More FUD In Your Eye
In FUZ and then later FUV, I declared that since Apple is now determined to be as compatible with the Windows PC world as possible (without just making Windows PCs, of course!), Microsoft must try to create compatibility issues for the Mac, in order to maintain the “FUD” effect — the tendency of people to be afraid to buy a Mac because of the possibility of compatibility issues they may run into.
But, I said, Microsoft must be careful to make any compatibility issues they create seem unintentional, lest the anti-trust division of the government comes after them again.
So what’s happened lately with regard to this claim?
Apple — The new MacBook Air ultra-portable notebook computer doesn’t have an optical (CD/DVD) drive. It’s intended to be a wireless device — after all it doesn’t even have an Ethernet jack — so Apple figured, why ruin a great device by throwing in an optical drive you’ll almost never need?
But — what if you do need it sometime? To install software from CD/DVD, for example? Apple’s solution is a feature called Remote Disc, that let’s you use any CD/DVD drive on a nearby computer! Very nice. But what if the optical drive is on a Windows PC? No problem. Remote Disc also works with Windows, and will allow a MacBook Air to use the CD/DVD drive of a Windows PC — even to install Mac software from an installation disc made specifically for the Mac.
So that’s what Apple’s been doing. More compatibility with the Windows world. Less reason to fear that buying a Mac will be some sort of handicap when surrounded by Windows PCs in some cubicle farm or wherever.
Microsoft — Office 2008 for Mac just came out, and guess what? It no longer supports VBA. Why not? Because continuing to support VBA on the Mac was just too complicated (i.e. porting nightmarishly complicated and MS-technology-dependent code was too expensive). And since Apple users can just use AppleScript and Automator, what would they need VBA for?

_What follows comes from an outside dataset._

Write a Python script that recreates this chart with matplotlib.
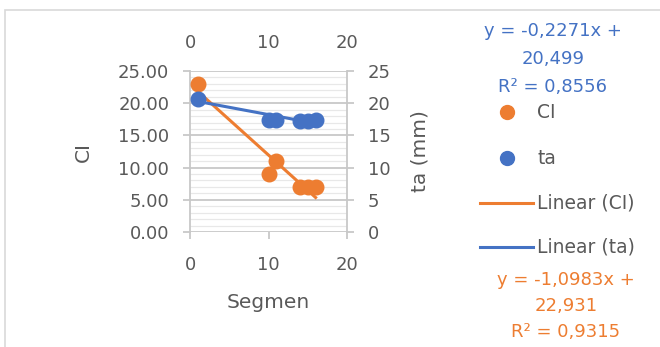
import matplotlib.pyplot as plt
from matplotlib.patches import Rectangle
import numpy as np

plt.rcParams['font.family'] = ['DejaVu Sans']

# data
segmen = [1, 10, 11, 14, 15, 16]
ci = [23, 9, 11, 7, 7, 7]
ta = [20.6, 17.4, 17.4, 17.2, 17.2, 17.4]

# trendline coefficients (as printed on the chart)
ci_fit = (-1.0983, 22.931)
ta_fit = (-0.2271, 20.499)
ci_eq = "y = -1,0983x +\n22,931\nR² = 0,9315"
ta_eq = "y = -0,2271x +\n20,499\nR² = 0,8556"

orange = "#ED7D31"
blue = "#4472C4"
txt = "#595959"
grid = "#C8C8C8"

fig = plt.figure(figsize=(6.6, 3.47), dpi=100)
fig.patches.append(Rectangle((5 / 660, -0.1), 1.2, 1 - 10 / 347 + 0.1, transform=fig.transFigure,
                             fill=False, edgecolor="#D9D9D9", lw=1.2))

ax = fig.add_axes([190 / 660, 1 - 232 / 347, 157 / 660, 161 / 347])
ax.set_xlim(0, 20)
ax.set_ylim(0, 25)
ax.set_yticks(np.arange(0, 26, 5))
ax.set_yticks(np.arange(0, 26, 1), minor=True)
ax.set_yticklabels([f"{v:.2f}" for v in np.arange(0, 26, 5)])
ax.set_xticks([0, 10, 20])
ax.grid(axis="y", which="minor", color="#E8E8E8", lw=0.9)
ax.grid(axis="y", which="major", color=grid, lw=1.3)
ax.set_axisbelow(True)
for s in ["top", "bottom"]:
    ax.spines[s].set_visible(False)
for s in ["left", "right"]:
    ax.spines[s].set_color(grid)
    ax.spines[s].set_linewidth(1.3)
ax.tick_params(which="major", length=5, width=1.3, color=grid, labelcolor=txt, labelsize=13, pad=10)
ax.tick_params(which="minor", length=0)
ax.tick_params(axis="x", top=True, pad=12)
ax.set_xlabel("Segmen", color=txt, fontsize=14.5, labelpad=14)
ax.set_ylabel("CI", color=txt, fontsize=14.5, labelpad=18)

xs = np.array([segmen[0], segmen[-1]])
ax.plot(xs, ci_fit[0] * xs + ci_fit[1], color=orange, lw=2.2, zorder=3)
ax.scatter(segmen, ci, s=110, color=orange, zorder=4)

ax2 = ax.twinx()
ax2.set_ylim(0, 25)
ax2.set_yticks(np.arange(0, 26, 5))
ax2.tick_params(length=5, width=1.3, color=grid, labelcolor=txt, labelsize=13, pad=10)
for s in ax2.spines.values():
    s.set_visible(False)
ax2.set_ylabel("ta (mm)", color=txt, fontsize=14.5, labelpad=14)
ax2.plot(xs, ta_fit[0] * xs + ta_fit[1], color=blue, lw=2.2, zorder=3)
ax2.scatter(segmen, ta, s=110, color=blue, zorder=4)

ax3 = ax.twiny()
ax3.set_xlim(0, 20)
ax3.set_xticks([0, 10, 20])
ax3.tick_params(length=0, labelcolor=txt, labelsize=13, pad=14)
for s in ax3.spines.values():
    s.set_visible(False)

# legend drawn by hand
fx = lambda px: px / 660
fy = lambda py: 1 - py / 347
fig.text(fx(553), fy(59), ta_eq, color=blue, fontsize=13, ha="center", va="center", linespacing=1.68)
fig.text(fx(566), fy(306), ci_eq, color=orange, fontsize=13, ha="center", va="center", linespacing=1.58)
fig.lines.append(plt.Line2D([fx(507)], [fy(112)], marker="o", ms=10, color=orange, transform=fig.transFigure))
fig.lines.append(plt.Line2D([fx(507)], [fy(158)], marker="o", ms=10, color=blue, transform=fig.transFigure))
fig.lines.append(plt.Line2D([fx(480), fx(533)], [fy(203)] * 2, lw=2.2, color=orange, transform=fig.transFigure))
fig.lines.append(plt.Line2D([fx(480), fx(533)], [fy(247)] * 2, lw=2.2, color=blue, transform=fig.transFigure))
for label, py in [("CI", 112), ("ta", 158), ("Linear (CI)", 203), ("Linear (ta)", 247)]:
    fig.text(fx(537), fy(py), label, color=txt, fontsize=13.5, va="center")

fig.savefig("out.png", dpi=100)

Answer: They would need it, as purchasers of MS Office, to successfully use MS Office files from any other computer, that’s what! Now they can’t. The FUD is back, and in the worst way.

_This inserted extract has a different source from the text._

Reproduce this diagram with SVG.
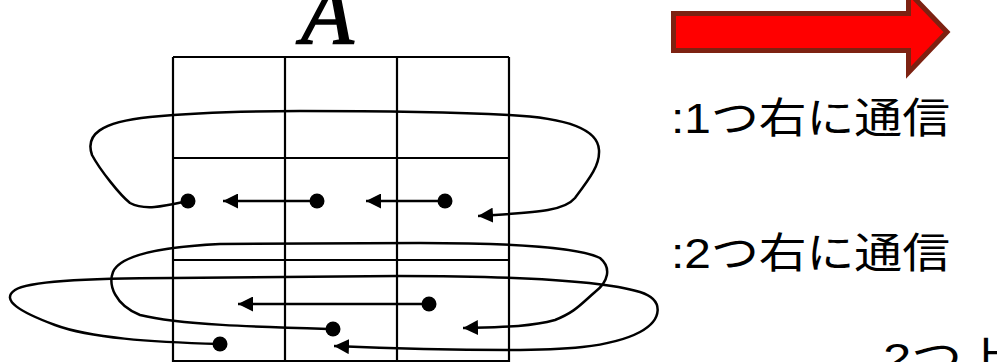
<svg xmlns="http://www.w3.org/2000/svg" width="997" height="362" viewBox="0 0 997 362">
<style>
.grid{stroke:#000;stroke-width:2.2;fill:none}
.conn{stroke:#000;stroke-width:2.5;fill:none}
.dot{fill:#000}
.lbl{font-family:"Liberation Sans","Noto Sans CJK JP",sans-serif;font-size:42px;fill:#000}
.title{font-family:"Liberation Serif",serif;font-style:italic;font-size:86px;fill:#000;stroke:#000;stroke-width:1.6}
</style>
<defs>
<marker id="ah" markerWidth="16" markerHeight="15" refX="15" refY="7.5" orient="auto" markerUnits="userSpaceOnUse">
<path d="M0,0 L15,7.5 L0,15 Z" fill="#000"/>
</marker>
</defs>
<rect width="997" height="362" fill="#fff"/>
<g id="title"><text class="title" x="301" y="43">A</text></g>
<g id="grid" class="grid">
<path d="M173,57 V362 M285,57 V362 M397,57 V362 M509,57 V362"/>
<path d="M173,57 H509 M173,158 H509 M173,260 H509 M173,361 H509"/>
</g>
<g id="legend-arrow">
<path d="M673.5,13.5 H908.5 V-8 L947,32 L908.5,72.5 V50.5 H673.5 Z" fill="#ff0000" stroke="#7d2212" stroke-width="5"/>
</g>
<g id="label1"><text class="lbl" x="671" y="133" textLength="279" lengthAdjust="spacingAndGlyphs">:1つ右に通信</text></g>
<g id="label2"><text class="lbl" x="671" y="268" textLength="279" lengthAdjust="spacingAndGlyphs">:2つ右に通信</text></g>
<g id="label3"><text class="lbl" x="883" y="373" textLength="130" lengthAdjust="spacingAndGlyphs">2つ上</text></g>
<g id="nodes" class="dot">
<circle cx="188" cy="201" r="7.5"/>
<circle cx="317" cy="201" r="7.5"/>
<circle cx="445" cy="201" r="7.5"/>
<circle cx="429" cy="304" r="7.5"/>
<circle cx="333" cy="329" r="7.5"/>
<circle cx="220" cy="344" r="7.5"/>
</g>
<g id="connectors" class="conn">
<path d="M317,201 H223" marker-end="url(#ah)"/>
<path d="M445,201 H366" marker-end="url(#ah)"/>
<path d="M429,304 H238" marker-end="url(#ah)"/>
<path d="M188,201 C165,206 145,211 130,203 C120,195 100,170 92,155 C85,135 100,122 150,117 C200,112 250,111 300,111 C380,111 450,112 509,115 C570,118 598,130 599,150 C600,165 590,178 575,198 C565,210 545,212 478,216" marker-end="url(#ah)"/>
<path d="M333,329 C260,327 180,325 140,315 C115,305 108,285 113,272 C120,255 160,247 220,244 L420,243 C520,243 580,248 600,258 C612,268 608,282 595,292 C580,305 575,312 555,320 C530,327 500,327 463,328" marker-end="url(#ah)"/>
<path d="M220,344 C150,342 90,338 55,325 C20,312 0,300 15,290 C30,280 100,278 173,278 L397,276 C500,276 600,280 640,292 C665,300 662,320 640,332 C610,348 560,350 509,350 C450,350 380,348 334,346" marker-end="url(#ah)"/>
</g>
</svg>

So it goes. Apple continues to create new, marvelous products, with a hyperconscious effort to ensure that its customers don’t suffer for living near lots of Windows PCs. (Or even for using Windows PCs, as with iPod, iTunes, and AppleTV.) Microsoft continues to find ways to ensure that anyone who buys a Mac will have some sort of irresolvable problem, and wind up with a nagging feeling that “I should have just bought a Windows computer like everyone else. It might not be as nice as this Mac I bought, but I’d never be standing out in the cold with a glitch that nobody else in my office or circle of friends is having to deal with.”
Microsoft’s winning hand over the past two decades, and continuing today, is not to create anything better than — or even as good as — what Apple makes. It’s just to find some way to casually sabotage people who didn’t buy a Windows PC, and let the FUD do its work of keeping Microsoft on top.
Update 2008.01.29 — Check out Ian Hickson’s Mistakes Sadness and Regret (courtesy Daring Fireball).
Update 2008.02.04 — Linux creator Linus Torvalds on patent FUD.
Update 2008.05.13 — Whoa! VBA is back! I guess I have to eat some crow. Munch, munch. Tastes like chicken.